J’ai eu la chance de travailler avec deux grands professionnels que sont Cathy MELAIN et Jérôme FOURNIER, deux entraîneurs qui possèdent une éthique de travail hors norme, qui vivent basket, qui mangent basket, qui dorment basket…et pour moi, aux travers des échanges qui animent notre collaboration c’est juste ENORME, énorme de savoir-faire, de savoir être, d’échanges de bonnes pratiques, etc.
Cette expérience, je la partage avec mes collègues du pôle espoirs et cela nous permet de faire évoluer notre structure d’entraînement années après années.



Stevy : Tu as été missionné par la FFBB avec d’autres entraîneurs pour aller visiter le centre de formation du FC Barcelone Basket. Peux tu nous décrire en quelques mots les principaux enseignements de cette mission ? (si possible Greg sinon on peut faire un article sur ça ?)

Grégory : Le voyage d’étude à Barcelone, a été organisé par l’Association des Cadres Techniques du Basketball Français (ACTBF), en collaboration avec la Fédération Française de BasketBall.
Je suis parti avec 3 collègues C.T.R, à savoir Yann JULIEN (CTR Alpes), Christophe EVANO (CTR Bretagne) et Alban LEBIGOT (CTR Ile de France), pour cette immersion en terre catalane. Nous avons visité la « masia », le centre de formation du Barça, nous avons assisté à une dizaine d’entraînements et autant de matchs (Bardalone, Mataro, etc.).
Nous avons aussi rencontré notre homologue catalan (Xavier RODRIGUEZ TIERNO), qui nous a expliqué le fonctionnement de la fédération autonome de Catalogne (ligue régionale chez nous).
Ce qui m’a marqué, c’est la philosophie de jeu appliquée chez toutes les jeunes catégories qui semble être partagée par tous les entraîneurs : un basket simple et totale, basé sur l’agressivité offensive et défensive. L’autre chose qui est remarquable, c’est la bienveillance des entraîneurs envers les joueurs, ils sont dans l’accompagnement et les encouragent à tenter des choses, même difficiles.
Concernant l’encadrement des équipes de jeunes (toutes équipes confondues), il y a 2 entraîneurs et un responsable d’équipe, soit 3 personnes par équipe. À partir d’U13, 3 entraînements hebdomadaires sont dans la normalité.
Durant notre voyage, nous avons vu beaucoup de choses intéressantes (article à venir), nous avons toujours essayé de relativiser par rapport à notre contexte, à notre culture.

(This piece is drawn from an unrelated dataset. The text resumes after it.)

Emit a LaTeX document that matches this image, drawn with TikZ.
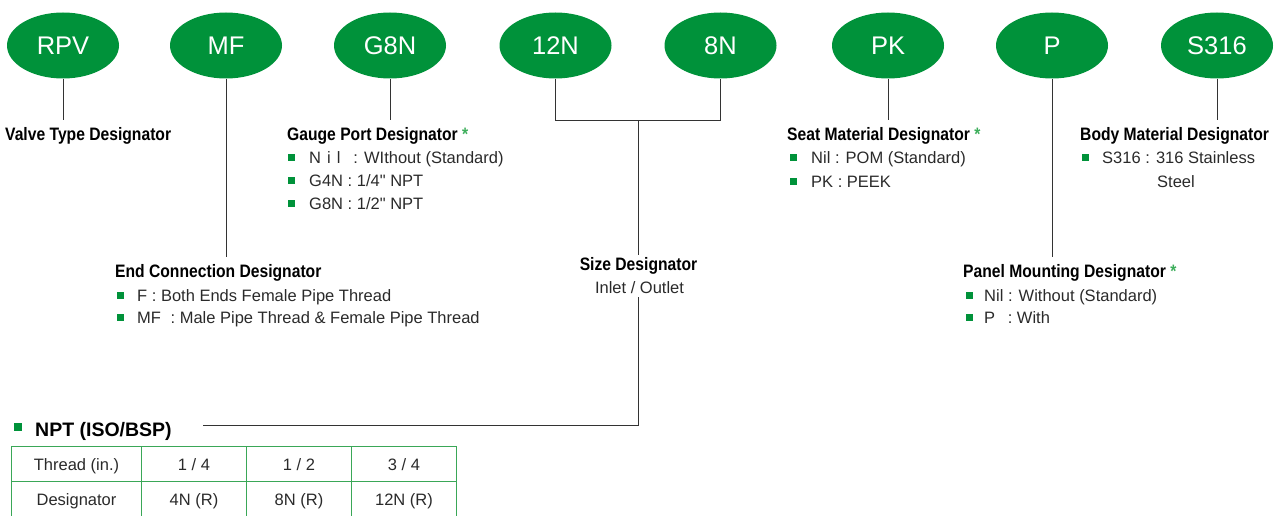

Stevy : Tu as été un des premiers entraîneurs d’Evan Fournier lorsqu’il était mini-poussin à Charenton le pont. Avais-tu remarqué son talent à l’époque ? Est-ce qu’il se démarquait déjà des autres joueurs ? Si oui, sur quels aspects ?

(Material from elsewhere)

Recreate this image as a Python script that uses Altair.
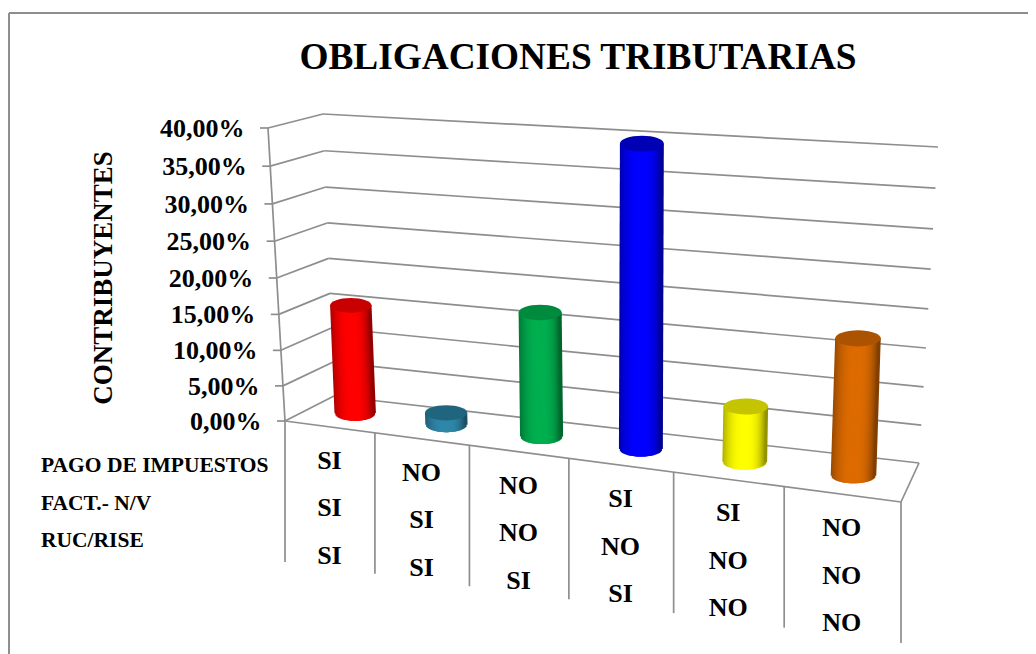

Grégory : A l’époque, il était difficile de se projeter sur le devenir d’Evan, ce serait vous mentir. En revanche, ce qui était remarquable, c’est qu’Evan venait toujours en avance à l’entraînement, voir même au début de l’entraînement précédent, et il trainait toujours pour partir. Il avait un ballon à la main en permanence. Evan essayait de dribbler entre les jambes, dans le dos. Dès qu’un panier se libérait, il se précipitait pour tirer  et son grand truc c’était le lay-back…Il venait me voir pour que je lui explique comment faire un lay-back.
En revanche, je ne suis pas surpris de sa réussite sportive, je ne sais pas comment l’expliquer, mais Evan avait un rapport à la pratique très fort hors du commun, il vivait basket.

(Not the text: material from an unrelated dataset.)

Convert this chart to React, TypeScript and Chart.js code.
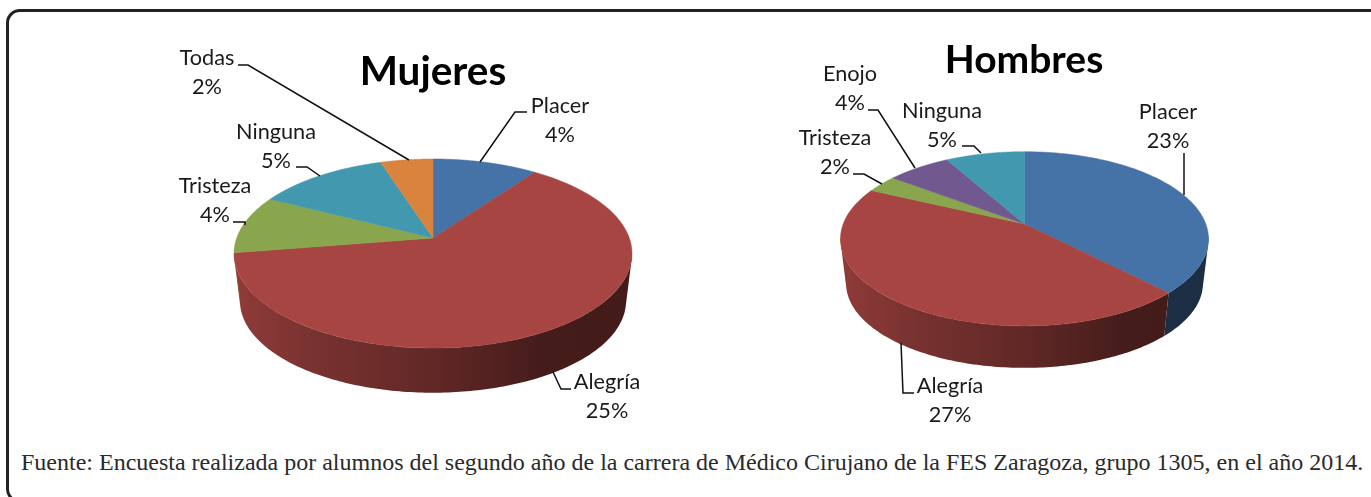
import React, { useEffect, useRef } from "react";
import { Chart, registerables } from "chart.js";

Chart.register(...registerables);

const mujeresLabels = ["Placer", "Alegría", "Tristeza", "Ninguna", "Todas"];
const mujeresValues = [4, 25, 4, 5, 2];
const hombresLabels = ["Placer", "Alegría", "Tristeza", "Enojo", "Ninguna"];
const hombresValues = [23, 27, 2, 4, 5];
const mujeresColors = ["#4572A7", "#A74542", "#89A54E", "#4198AF", "#D9833E"];
const hombresColors = ["#4572A7", "#A74542", "#89A54E", "#71588F", "#4198AF"];
const footnote =
  "Fuente: Encuesta realizada por alumnos del segundo año de la carrera de Médico Cirujano de la FES Zaragoza, grupo 1305, en el año 2014.";

type Pt = [number, number];
interface PieLayout {
  title: string;
  titlePos: Pt;
  titleSize: number;
  apex: Pt;
  A: number;
  B: number;
  k: number;
  scaleBottom: number;
  depth: number;
  labelPos: Pt[];
  leaders: Pt[][];
}

const mujeresLayout: PieLayout = {
  title: "Mujeres",
  titlePos: [433, 72],
  titleSize: 40.5,
  apex: [433, 238],
  A: 196.3,
  B: 92,
  k: 0.164,
  scaleBottom: 0.97,
  depth: 48,
  labelPos: [[560, 106], [607, 382], [215, 186], [276, 132], [207, 58]],
  leaders: [
    [[527, 112], [515, 112], [480, 162]],
    [[553, 372], [561, 389], [571, 389]],
    [[233, 222], [245, 222], [245, 225]],
    [[296, 167], [307, 167], [320, 176]],
    [[238, 65], [248, 65], [409, 160]],
  ],
};

const hombresLayout: PieLayout = {
  title: "Hombres",
  titlePos: [1024, 60],
  titleSize: 39,
  apex: [1024.5, 224],
  A: 181.3,
  B: 84.6,
  k: 0.17,
  scaleBottom: 0.97,
  depth: 45,
  labelPos: [[1168, 112], [950, 386], [835, 138], [850, 74], [942, 111]],
  leaders: [
    [[1184, 153], [1184, 195]],
    [[901, 343], [903, 393], [914, 393]],
    [[853, 174], [864, 174], [882, 184]],
    [[868, 110], [878, 110], [915, 168]],
    [[962, 146], [974, 146], [981, 153]],
  ],
};

function hexRgb(hex: string): number[] {
  const n = parseInt(hex.slice(1), 16);
  return [(n >> 16) & 255, (n >> 8) & 255, n & 255];
}

function shade(hex: string, f: number): string {
  const [r, g, b] = hexRgb(hex);
  return `rgb(${Math.round(r * f)},${Math.round(g * f)},${Math.round(b * f)})`;
}

function signedArea(pts: Pt[]): number {
  let s = 0;
  pts.forEach((p, i) => {
    const q = pts[(i + 1) % pts.length];
    s += p[0] * q[1] - q[0] * p[1];
  });
  return s;
}

function makePlugin(layout: PieLayout, offsetX: number) {
  const [ax, ay] = layout.apex;
  const top = (a: number): Pt => {
    const u = Math.cos(a);
    const v = Math.sin(a);
    const w = 1 - layout.k * v;
    return [ax - offsetX + (layout.A * u) / w, ay + (layout.B * v) / w];
  };
  const bottom = (a: number): Pt => {
    const u = Math.cos(a);
    const v = Math.sin(a);
    const w = 1 - layout.k * v;
    return [
      ax - offsetX + (layout.scaleBottom * layout.A * u) / w,
      ay + layout.depth + (layout.scaleBottom * layout.B * v) / w,
    ];
  };
  return {
    id: "pie3d" + layout.title,
    beforeDatasetDraw(chart: any) {
      const ctx = chart.ctx as CanvasRenderingContext2D;
      const meta = chart.getDatasetMeta(0);
      const colors = chart.data.datasets[0].backgroundColor as string[];
      const left = ax - offsetX - layout.A * 1.02;
      const width = layout.A * 2.04;
      ctx.save();
      meta.data.forEach((arc: any, i: number) => {
        const { startAngle: s, endAngle: e } = arc;
        const g = ctx.createLinearGradient(left, 0, left + width, 0);
        g.addColorStop(0, shade(colors[i], 0.86));
        g.addColorStop(0.2, shade(colors[i], 0.72));
        g.addColorStop(0.5, shade(colors[i], 0.58));
        g.addColorStop(0.78, shade(colors[i], 0.41));
        g.addColorStop(1, shade(colors[i], 0.4));
        const steps = Math.max(2, Math.ceil((e - s) * 60));
        ctx.beginPath();
        let any = false;
        for (let j = 0; j < steps; j++) {
          const a0 = s + ((e - s) * j) / steps;
          const a1 = s + ((e - s) * (j + 1)) / steps;
          if (Math.sin((a0 + a1) / 2) < layout.k - 0.03) continue;
          let pts: Pt[] = [top(a0), top(a1), bottom(a1), bottom(a0)];
          if (signedArea(pts) < 0) pts = pts.reverse();
          pts.forEach((p, n) => (n ? ctx.lineTo(p[0], p[1]) : ctx.moveTo(p[0], p[1])));
          ctx.closePath();
          any = true;
        }
        if (any) {
          ctx.fillStyle = g;
          ctx.fill("nonzero");
        }
      });
      meta.data.forEach((arc: any, i: number) => {
        const steps = 90;
        const { startAngle: s, endAngle: e } = arc;
        ctx.beginPath();
        ctx.moveTo(ax - offsetX, ay);
        for (let j = 0; j <= steps; j++) {
          const p = top(s + ((e - s) * j) / steps);
          ctx.lineTo(p[0], p[1]);
        }
        ctx.closePath();
        ctx.fillStyle = colors[i];
        ctx.strokeStyle = colors[i];
        ctx.lineWidth = 0.5;
        ctx.fill();
        ctx.stroke();
      });
      ctx.restore();
      return false;
    },
    afterDraw(chart: any) {
      const ctx = chart.ctx as CanvasRenderingContext2D;
      const labels = chart.data.labels as string[];
      const values = chart.data.datasets[0].data as number[];
      ctx.save();
      ctx.strokeStyle = "#111";
      ctx.lineWidth = 1.5;
      layout.leaders.forEach((pts) => {
        ctx.beginPath();
        pts.forEach((p, j) =>
          j ? ctx.lineTo(p[0] - offsetX, p[1]) : ctx.moveTo(p[0] - offsetX, p[1])
        );
        ctx.stroke();
      });
      ctx.fillStyle = "#1a1a1a";
      ctx.textAlign = "center";
      ctx.textBaseline = "middle";
      ctx.font = "21.7px Lato";
      labels.forEach((l, i) => {
        const [x, y] = layout.labelPos[i];
        ctx.fillText(l, x - offsetX, y);
        ctx.fillText(`${values[i]}%`, x - offsetX, y + 29);
      });
      ctx.fillStyle = "#000";
      ctx.font = `bold ${layout.titleSize}px Lato`;
      ctx.fillText(layout.title, layout.titlePos[0] - offsetX, layout.titlePos[1]);
      ctx.restore();
    },
  };
}

function makeChart(
  canvas: HTMLCanvasElement,
  labels: string[],
  values: number[],
  colors: string[],
  layout: PieLayout,
  offsetX: number
) {
  return new Chart(canvas, {
    type: "pie",
    data: { labels, datasets: [{ data: values, backgroundColor: colors, borderWidth: 0 }] },
    options: {
      responsive: false,
      animation: false,
      plugins: { legend: { display: false }, tooltip: { enabled: false } },
    },
    plugins: [makePlugin(layout, offsetX)],
  } as any);
}

export default function App() {
  const leftRef = useRef<HTMLCanvasElement>(null);
  const rightRef = useRef<HTMLCanvasElement>(null);
  useEffect(() => {
    const a = makeChart(leftRef.current!, mujeresLabels, mujeresValues, mujeresColors, mujeresLayout, 0);
    const b = makeChart(rightRef.current!, hombresLabels, hombresValues, hombresColors, hombresLayout, 700);
    return () => {
      a.destroy();
      b.destroy();
    };
  }, []);
  return (
    <div style={{ position: "fixed", left: 0, top: 0, width: 1371, height: 497, background: "#fff", overflow: "hidden" }}>
      <div
        style={{
          position: "absolute",
          left: 6,
          top: 9,
          width: 1400,
          height: 488,
          border: "3px solid #222",
          borderRadius: 14,
          boxSizing: "content-box",
        }}
      />
      <canvas ref={leftRef} width={700} height={440} style={{ position: "absolute", left: 0, top: 0 }} />
      <canvas ref={rightRef} width={671} height={440} style={{ position: "absolute", left: 700, top: 0 }} />
      <div
        style={{
          position: "absolute",
          left: 21,
          top: 449,
          whiteSpace: "nowrap",
          fontFamily: '"Liberation Serif", serif',
          fontSize: 24,
          color: "#2a2a2a",
        }}
      >
        {footnote}
      </div>
    </div>
  );
}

Stevy : Merci beaucoup pour tes réponses. As-tu quelque chose à ajouter pour finir ?

Grégory : Je tiens à te féliciter pour tous les concepts, les contenus qui tu partages sur le net autour de l’entraînement au sens large. Déjà lorsque nous étions coéquipiers à la Saint Charles de Charenton, la rigueur, la précision t’animait… Je ne peux que t’encourager à poursuivre ta contribution au monde du basketball. Merci de m’avoir sollicité et je suis partant pour un article sur le basket en Catalone J

Merci à Grégory pour ses réponses et sa gentillesse. On attends l'article sur le basket en catalogne alors ;-)

SF
  

1 commentaire:

  1. Anonyme11/24/2014

    Et bien toi aussi, Greg, tu vis basket, tu manges et dors basket. Merci pour ces super explications concernant l'avenir et la prise en charge de nos jeunes basketteurs/es.